As most of you know, I am leaving on maternity leave in August. Filling my shoes will be Bill VanGorder—a man who needs no introduction to our Chapters. I’m excited to share in your successes over the next year with him and our CARP National Team, and I look forward to speaking with all of you soon. I leave you in very strong hands.

Yours Sincerely,


A message from Bill VanGorder,
Chief Policy Officer (
Pro Term)

I’ll keep this brief, as I expect to be speaking at length with all of you soon, as I make a (hopefully) graceful leap onto the speeding train that is the CARP National team! Thank you to all of you for your support so far—this is truly an incredible group of people and I look forward to what comes next.

To our Chapters—my tenure at CARP is long, but these are uncharted waters for me. I am extremely fortunate to be working with such a devoted and passionate network of advocates across the country. I know we will do great things together this year.

Here’s to a better future for every Canadian, regardless of age, race, gender, economic and family situation, sexual orientation and every other facet of the lived experiences that make every one of us unique and deserving of dignity.

Please don’t hesitate to reach out with any questions or concerns you may have during my transition into Chief Policy Officer pro tem, and I promise to do the same with you.

All the best,

Bill VanGorder

How to use this resource

Launching an advocacy campaign is a lot of work, and it can be overwhelming.

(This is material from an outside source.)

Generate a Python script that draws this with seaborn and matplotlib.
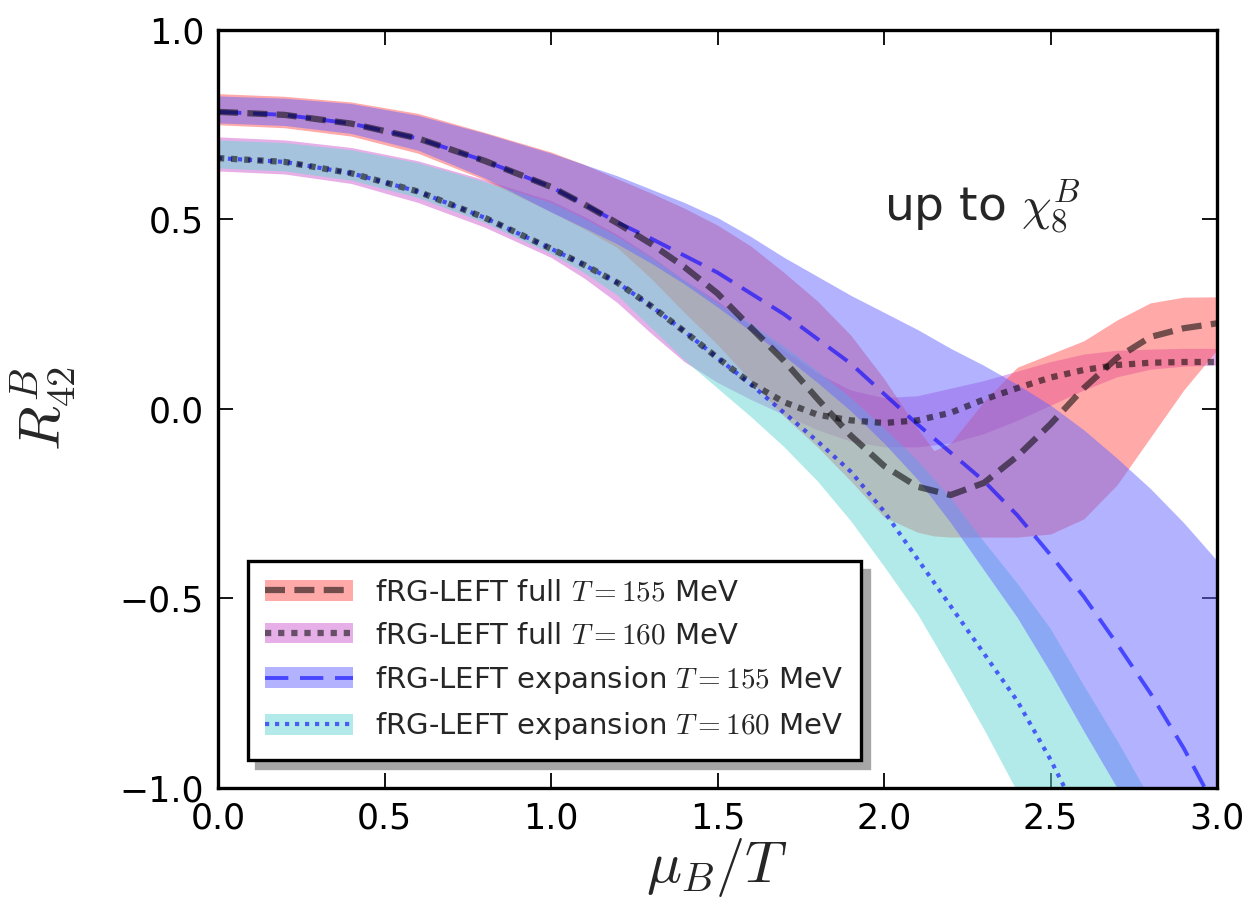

But don’t worry, we’ve got your back!

While it might look like there’s a ton of content to wade through here, we promise it’s not as bad as it looks. We’ve done our best to break down all of the steps into manageable pieces, allowing you to take a methodical approach to your work, while indicating where CARP National can support you along the way.

We also know advocacy isn’t a one-size-fits-all endeavour. You know what’s best for your Chapter—feel free to adjust this plan to meet the unique needs of your communities.

You’ll see that we’ve broken down a successful campaign into 10 simple steps. Give them a quick read through now and revisit them often as you plan and roll out your work. Following this roadmap will ensure you stay on track.

One of the most important things to remember from the get-go is that sending a few letters is never enough to drive real change. A great campaign is multifaceted, using a mix of tactics to be seen by the right pairs of eyes and inspire action.

Think carefully about the politicians, bureaucrats, policy advisors and others who will influence decisions, and make sure you approach all of them in the most appropriate way. Here are some good protocols to follow when communicating with your provincial leaders. Premiers and Ministers should be sent a hard copy letter followed up with an email of the letter, which is cc’d (copied) to all the other key influencers you’ve identified. Faxing the letter can also be surprisingly effective. In our experience, hard copy letters and faxes get read more frequently than emails, which are often caught in junk filters or simply counted and filed away.

It is also critical that your members contact their local MPP, MHA or MLA and speak with them directly, drawing from a consistent set of “key messages” or speaking points. After all, it’s easier to ignore a letter than it is to ignore a person speaking directly to you!

Remember that CARP National is here to help every step of the way. Our small-but-mighty team at head office, together with all of you, are like one big family—and families stick together!